» Given request:
Quote the material below exactly as written, from the first line to the line that holds "const freqHighTicks = [2500, 2750, 3000, 3250, 3500];", endpoints included.

◆ ◆ ◆ ◆

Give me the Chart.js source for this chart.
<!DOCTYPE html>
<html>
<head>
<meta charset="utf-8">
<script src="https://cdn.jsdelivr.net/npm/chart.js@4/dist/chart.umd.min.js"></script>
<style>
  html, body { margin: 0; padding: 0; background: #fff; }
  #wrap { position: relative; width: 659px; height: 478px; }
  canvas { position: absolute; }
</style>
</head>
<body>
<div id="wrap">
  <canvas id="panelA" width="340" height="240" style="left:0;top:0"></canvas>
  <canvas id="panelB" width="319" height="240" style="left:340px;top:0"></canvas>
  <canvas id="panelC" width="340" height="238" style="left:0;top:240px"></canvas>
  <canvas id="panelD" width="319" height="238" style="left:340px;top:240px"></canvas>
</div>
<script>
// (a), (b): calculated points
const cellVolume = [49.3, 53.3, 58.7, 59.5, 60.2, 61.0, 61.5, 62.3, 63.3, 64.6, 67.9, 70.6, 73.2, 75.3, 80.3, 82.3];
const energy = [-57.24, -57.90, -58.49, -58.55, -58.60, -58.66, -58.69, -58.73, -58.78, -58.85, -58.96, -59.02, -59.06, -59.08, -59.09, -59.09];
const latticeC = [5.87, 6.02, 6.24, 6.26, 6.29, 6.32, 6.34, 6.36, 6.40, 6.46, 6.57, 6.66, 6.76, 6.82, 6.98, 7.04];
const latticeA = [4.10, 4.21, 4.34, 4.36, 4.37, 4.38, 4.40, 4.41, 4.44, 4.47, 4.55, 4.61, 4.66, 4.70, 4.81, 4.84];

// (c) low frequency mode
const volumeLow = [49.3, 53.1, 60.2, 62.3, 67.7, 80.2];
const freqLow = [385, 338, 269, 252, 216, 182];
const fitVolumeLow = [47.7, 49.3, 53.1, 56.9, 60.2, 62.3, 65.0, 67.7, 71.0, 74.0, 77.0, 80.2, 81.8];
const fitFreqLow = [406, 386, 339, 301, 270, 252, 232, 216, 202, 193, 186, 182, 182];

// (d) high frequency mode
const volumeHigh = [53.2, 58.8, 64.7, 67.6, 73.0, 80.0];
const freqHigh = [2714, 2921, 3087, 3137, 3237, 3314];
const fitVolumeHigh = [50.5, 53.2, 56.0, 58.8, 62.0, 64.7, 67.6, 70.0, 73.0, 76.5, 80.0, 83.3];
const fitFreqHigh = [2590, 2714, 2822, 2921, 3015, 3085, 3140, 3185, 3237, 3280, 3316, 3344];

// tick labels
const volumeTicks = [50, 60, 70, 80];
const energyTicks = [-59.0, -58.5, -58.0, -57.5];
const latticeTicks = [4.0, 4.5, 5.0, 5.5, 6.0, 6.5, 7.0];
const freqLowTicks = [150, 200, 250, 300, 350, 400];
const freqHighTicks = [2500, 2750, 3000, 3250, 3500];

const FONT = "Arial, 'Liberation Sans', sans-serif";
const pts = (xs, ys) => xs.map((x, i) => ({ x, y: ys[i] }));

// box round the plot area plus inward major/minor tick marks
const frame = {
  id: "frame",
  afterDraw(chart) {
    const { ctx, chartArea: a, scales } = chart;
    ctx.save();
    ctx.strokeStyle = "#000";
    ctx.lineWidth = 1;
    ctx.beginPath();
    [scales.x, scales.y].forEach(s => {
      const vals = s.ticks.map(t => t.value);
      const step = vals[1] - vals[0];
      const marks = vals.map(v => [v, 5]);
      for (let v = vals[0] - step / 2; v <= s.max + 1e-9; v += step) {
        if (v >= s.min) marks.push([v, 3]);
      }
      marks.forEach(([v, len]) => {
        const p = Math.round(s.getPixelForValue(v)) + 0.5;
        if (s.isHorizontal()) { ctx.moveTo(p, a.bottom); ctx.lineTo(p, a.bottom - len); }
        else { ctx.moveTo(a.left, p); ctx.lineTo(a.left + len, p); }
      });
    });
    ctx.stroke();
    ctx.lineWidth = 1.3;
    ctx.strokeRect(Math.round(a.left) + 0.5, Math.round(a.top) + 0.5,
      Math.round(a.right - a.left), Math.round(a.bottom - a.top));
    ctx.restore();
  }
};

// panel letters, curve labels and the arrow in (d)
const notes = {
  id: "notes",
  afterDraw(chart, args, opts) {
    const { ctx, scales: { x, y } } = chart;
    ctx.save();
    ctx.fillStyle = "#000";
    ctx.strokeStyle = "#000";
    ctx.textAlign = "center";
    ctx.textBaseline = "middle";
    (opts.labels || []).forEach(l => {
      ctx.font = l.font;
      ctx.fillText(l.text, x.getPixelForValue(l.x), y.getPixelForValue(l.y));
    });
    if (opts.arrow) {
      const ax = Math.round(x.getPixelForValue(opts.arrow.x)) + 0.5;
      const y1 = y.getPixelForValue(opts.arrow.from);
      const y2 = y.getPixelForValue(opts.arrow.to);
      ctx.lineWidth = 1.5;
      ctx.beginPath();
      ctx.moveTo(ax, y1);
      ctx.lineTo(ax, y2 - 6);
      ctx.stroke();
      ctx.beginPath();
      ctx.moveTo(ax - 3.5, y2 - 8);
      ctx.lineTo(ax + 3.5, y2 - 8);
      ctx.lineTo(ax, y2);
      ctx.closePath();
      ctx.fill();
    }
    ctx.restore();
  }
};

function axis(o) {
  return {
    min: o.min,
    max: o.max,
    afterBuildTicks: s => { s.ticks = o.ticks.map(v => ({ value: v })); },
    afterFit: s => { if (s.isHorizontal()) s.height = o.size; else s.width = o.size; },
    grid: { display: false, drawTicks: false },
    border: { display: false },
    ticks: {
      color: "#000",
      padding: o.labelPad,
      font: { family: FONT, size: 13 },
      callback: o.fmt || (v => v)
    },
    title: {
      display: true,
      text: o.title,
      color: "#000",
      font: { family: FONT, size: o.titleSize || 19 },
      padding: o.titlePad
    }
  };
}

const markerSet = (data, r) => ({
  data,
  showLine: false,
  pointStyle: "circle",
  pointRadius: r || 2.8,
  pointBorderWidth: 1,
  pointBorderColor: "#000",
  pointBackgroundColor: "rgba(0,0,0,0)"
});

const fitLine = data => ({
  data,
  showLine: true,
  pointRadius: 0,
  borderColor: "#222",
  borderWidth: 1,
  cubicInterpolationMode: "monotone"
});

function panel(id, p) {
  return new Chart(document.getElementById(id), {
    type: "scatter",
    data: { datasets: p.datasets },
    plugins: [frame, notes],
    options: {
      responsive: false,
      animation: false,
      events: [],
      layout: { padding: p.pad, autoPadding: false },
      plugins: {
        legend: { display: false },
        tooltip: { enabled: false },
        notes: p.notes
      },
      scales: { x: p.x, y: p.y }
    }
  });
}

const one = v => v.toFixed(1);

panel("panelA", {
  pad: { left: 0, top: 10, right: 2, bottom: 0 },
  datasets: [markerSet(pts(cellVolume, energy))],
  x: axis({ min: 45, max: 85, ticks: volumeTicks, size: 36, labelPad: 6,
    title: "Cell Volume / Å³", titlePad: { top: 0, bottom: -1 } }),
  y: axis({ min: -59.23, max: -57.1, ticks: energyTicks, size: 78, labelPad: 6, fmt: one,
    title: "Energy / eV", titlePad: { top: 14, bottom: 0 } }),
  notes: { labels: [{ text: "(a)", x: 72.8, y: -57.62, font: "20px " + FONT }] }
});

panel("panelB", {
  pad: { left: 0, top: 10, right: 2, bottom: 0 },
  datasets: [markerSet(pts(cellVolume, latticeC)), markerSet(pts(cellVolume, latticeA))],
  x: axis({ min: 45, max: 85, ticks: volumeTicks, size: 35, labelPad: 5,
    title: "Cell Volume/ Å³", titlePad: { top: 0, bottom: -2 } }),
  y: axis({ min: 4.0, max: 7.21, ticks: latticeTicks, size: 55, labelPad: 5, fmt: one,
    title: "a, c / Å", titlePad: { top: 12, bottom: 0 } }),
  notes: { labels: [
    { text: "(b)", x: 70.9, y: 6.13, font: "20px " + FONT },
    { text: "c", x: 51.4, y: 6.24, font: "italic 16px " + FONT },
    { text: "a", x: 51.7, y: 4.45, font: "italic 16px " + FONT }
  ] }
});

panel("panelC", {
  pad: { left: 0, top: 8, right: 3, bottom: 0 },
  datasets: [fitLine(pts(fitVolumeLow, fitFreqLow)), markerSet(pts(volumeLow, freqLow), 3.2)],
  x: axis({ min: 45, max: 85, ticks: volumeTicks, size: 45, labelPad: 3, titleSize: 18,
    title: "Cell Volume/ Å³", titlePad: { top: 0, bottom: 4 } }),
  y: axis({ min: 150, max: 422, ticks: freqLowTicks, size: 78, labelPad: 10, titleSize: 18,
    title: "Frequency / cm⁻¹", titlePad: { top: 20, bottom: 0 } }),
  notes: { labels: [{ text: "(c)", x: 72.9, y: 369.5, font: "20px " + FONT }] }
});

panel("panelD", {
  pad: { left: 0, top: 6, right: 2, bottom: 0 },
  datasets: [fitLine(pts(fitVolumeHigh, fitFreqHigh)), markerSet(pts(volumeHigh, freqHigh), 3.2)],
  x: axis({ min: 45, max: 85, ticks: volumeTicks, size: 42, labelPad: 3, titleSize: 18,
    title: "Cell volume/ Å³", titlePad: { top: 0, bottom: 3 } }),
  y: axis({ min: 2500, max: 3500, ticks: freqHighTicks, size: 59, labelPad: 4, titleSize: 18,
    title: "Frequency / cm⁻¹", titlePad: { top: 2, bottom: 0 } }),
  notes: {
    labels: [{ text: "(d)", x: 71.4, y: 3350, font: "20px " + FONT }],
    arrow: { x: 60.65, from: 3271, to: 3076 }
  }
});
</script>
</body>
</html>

◆ ◆ ◆ ◆

» Result of the task:
Give me the Chart.js source for this chart.
<!DOCTYPE html>
<html>
<head>
<meta charset="utf-8">
<script src="https://cdn.jsdelivr.net/npm/chart.js@4/dist/chart.umd.min.js"></script>
<style>
  html, body { margin: 0; padding: 0; background: #fff; }
  #wrap { position: relative; width: 659px; height: 478px; }
  canvas { position: absolute; }
</style>
</head>
<body>
<div id="wrap">
  <canvas id="panelA" width="340" height="240" style="left:0;top:0"></canvas>
  <canvas id="panelB" width="319" height="240" style="left:340px;top:0"></canvas>
  <canvas id="panelC" width="340" height="238" style="left:0;top:240px"></canvas>
  <canvas id="panelD" width="319" height="238" style="left:340px;top:240px"></canvas>
</div>
<script>
// (a), (b): calculated points
const cellVolume = [49.3, 53.3, 58.7, 59.5, 60.2, 61.0, 61.5, 62.3, 63.3, 64.6, 67.9, 70.6, 73.2, 75.3, 80.3, 82.3];
const energy = [-57.24, -57.90, -58.49, -58.55, -58.60, -58.66, -58.69, -58.73, -58.78, -58.85, -58.96, -59.02, -59.06, -59.08, -59.09, -59.09];
const latticeC = [5.87, 6.02, 6.24, 6.26, 6.29, 6.32, 6.34, 6.36, 6.40, 6.46, 6.57, 6.66, 6.76, 6.82, 6.98, 7.04];
const latticeA = [4.10, 4.21, 4.34, 4.36, 4.37, 4.38, 4.40, 4.41, 4.44, 4.47, 4.55, 4.61, 4.66, 4.70, 4.81, 4.84];

// (c) low frequency mode
const volumeLow = [49.3, 53.1, 60.2, 62.3, 67.7, 80.2];
const freqLow = [385, 338, 269, 252, 216, 182];
const fitVolumeLow = [47.7, 49.3, 53.1, 56.9, 60.2, 62.3, 65.0, 67.7, 71.0, 74.0, 77.0, 80.2, 81.8];
const fitFreqLow = [406, 386, 339, 301, 270, 252, 232, 216, 202, 193, 186, 182, 182];

// (d) high frequency mode
const volumeHigh = [53.2, 58.8, 64.7, 67.6, 73.0, 80.0];
const freqHigh = [2714, 2921, 3087, 3137, 3237, 3314];
const fitVolumeHigh = [50.5, 53.2, 56.0, 58.8, 62.0, 64.7, 67.6, 70.0, 73.0, 76.5, 80.0, 83.3];
const fitFreqHigh = [2590, 2714, 2822, 2921, 3015, 3085, 3140, 3185, 3237, 3280, 3316, 3344];

// tick labels
const volumeTicks = [50, 60, 70, 80];
const energyTicks = [-59.0, -58.5, -58.0, -57.5];
const latticeTicks = [4.0, 4.5, 5.0, 5.5, 6.0, 6.5, 7.0];
const freqLowTicks = [150, 200, 250, 300, 350, 400];
const freqHighTicks = [2500, 2750, 3000, 3250, 3500];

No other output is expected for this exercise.